_DATA EXTRACT_:
┄┄┄┄┄┄┄┄┄┄
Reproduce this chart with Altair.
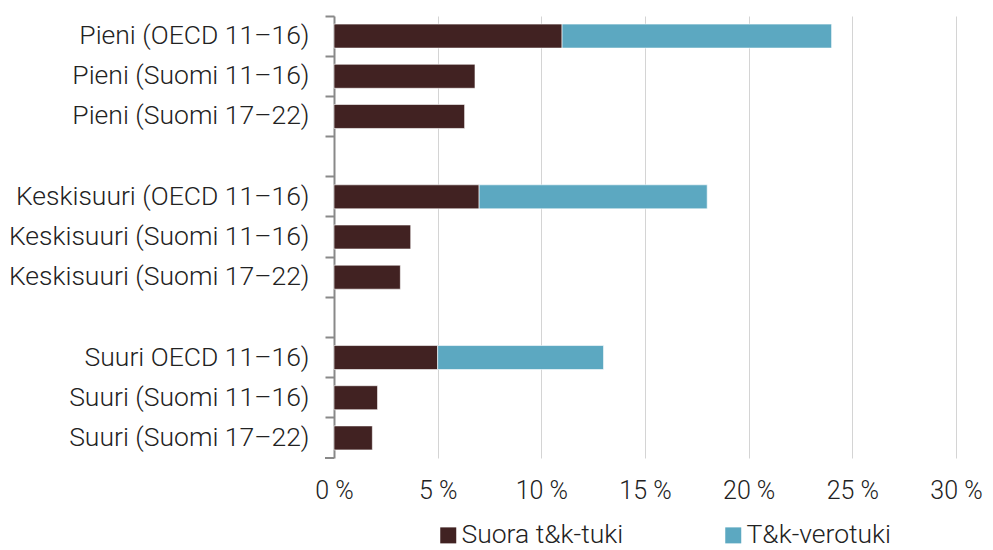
import altair as alt
import pandas as pd

categories = [
    "Pieni (OECD 11–16)", "Pieni (Suomi 11–16)", "Pieni (Suomi 17–22)", " ",
    "Keskisuuri (OECD 11–16)", "Keskisuuri (Suomi 11–16)", "Keskisuuri (Suomi 17–22)", "  ",
    "Suuri OECD 11–16)", "Suuri (Suomi 11–16)", "Suuri (Suomi 17–22)",
]
suora = [11.0, 6.8, 6.3, None, 7.0, 3.7, 3.2, None, 5.0, 2.1, 1.85]
vero = [13.0, 0.0, 0.0, None, 11.0, 0.0, 0.0, None, 8.0, 0.0, 0.0]
series = ["Suora t&k-tuki", "T&k-verotuki"]
colors = ["#412222", "#5ca8c1"]
x_ticks = [0, 5, 10, 15, 20, 25, 30]

rows = []
for c, s, v in zip(categories, suora, vero):
    if s:
        rows.append({"cat": c, "series": series[0], "value": s, "ord": 0})
    if v:
        rows.append({"cat": c, "series": series[1], "value": v, "ord": 1})
df = pd.DataFrame(rows)

FONT = "Roboto"
TXT = "#222222"
W, H = 622, 442

bars = alt.Chart(df).mark_bar(size=24, stroke="#ffffff", strokeWidth=0.6).encode(
    x=alt.X("sum(value):Q", stack="zero",
            scale=alt.Scale(domain=[0, 30], nice=False),
            axis=alt.Axis(values=x_ticks, title=None, domain=False, ticks=False,
                          grid=True, gridColor="#d4d4d4", gridWidth=1,
                          labelExpr="datum.value + ' %'", labelFont=FONT,
                          labelFontWeight=300, labelFontSize=25, labelColor=TXT,
                          labelPadding=20, labelFlush=False, labelOverlap=False)),
    y=alt.Y("cat:N", sort=categories,
            scale=alt.Scale(domain=categories, paddingInner=0, paddingOuter=0),
            axis=alt.Axis(title=None, bandPosition=0, domainColor="#898989",
                          domainWidth=2, tickColor="#898989", tickWidth=2,
                          tickSize=9, labelFont=FONT, labelFontWeight=300,
                          labelFontSize=26.5, labelColor=TXT, labelPadding=16,
                          labelLimit=400, grid=False)),
    color=alt.Color("series:N", scale=alt.Scale(domain=series, range=colors),
                    legend=alt.Legend(title=None, orient="none", direction="horizontal",
                                      legendX=101, legendY=506, symbolType="square",
                                      symbolSize=256, symbolStrokeWidth=0,
                                      labelFont=FONT, labelFontWeight=300,
                                      labelFontSize=26.5, labelColor=TXT,
                                      columnPadding=96, labelOffset=0,
                                      labelLimit=400, padding=0)),
    order=alt.Order("ord:Q"),
)

bottom_tick = alt.Chart(pd.DataFrame({"a": [0]})).mark_rule(
    color="#898989", strokeWidth=2
).encode(x=alt.value(-9), x2=alt.value(0), y=alt.value(H))

chart = alt.layer(bars, bottom_tick).properties(
    width=W, height=H,
    padding={"left": 0, "top": 7, "right": 0, "bottom": 0},
).configure_view(stroke=None)

chart.save("out.html", embed_options={"renderer": "svg", "actions": False})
┄┄┄┄┄┄┄┄┄┄
_WHAT TO DO_:
Without any pictures, reproduce the lines from the first one in the material through the line that has "x_ticks = [0, 5, 10, 15, 20, 25, 30]", exactly as they appear.

_TASK ANSWER_:
Reproduce this chart with Altair.
import altair as alt
import pandas as pd

categories = [
    "Pieni (OECD 11–16)", "Pieni (Suomi 11–16)", "Pieni (Suomi 17–22)", " ",
    "Keskisuuri (OECD 11–16)", "Keskisuuri (Suomi 11–16)", "Keskisuuri (Suomi 17–22)", "  ",
    "Suuri OECD 11–16)", "Suuri (Suomi 11–16)", "Suuri (Suomi 17–22)",
]
suora = [11.0, 6.8, 6.3, None, 7.0, 3.7, 3.2, None, 5.0, 2.1, 1.85]
vero = [13.0, 0.0, 0.0, None, 11.0, 0.0, 0.0, None, 8.0, 0.0, 0.0]
series = ["Suora t&k-tuki", "T&k-verotuki"]
colors = ["#412222", "#5ca8c1"]
x_ticks = [0, 5, 10, 15, 20, 25, 30]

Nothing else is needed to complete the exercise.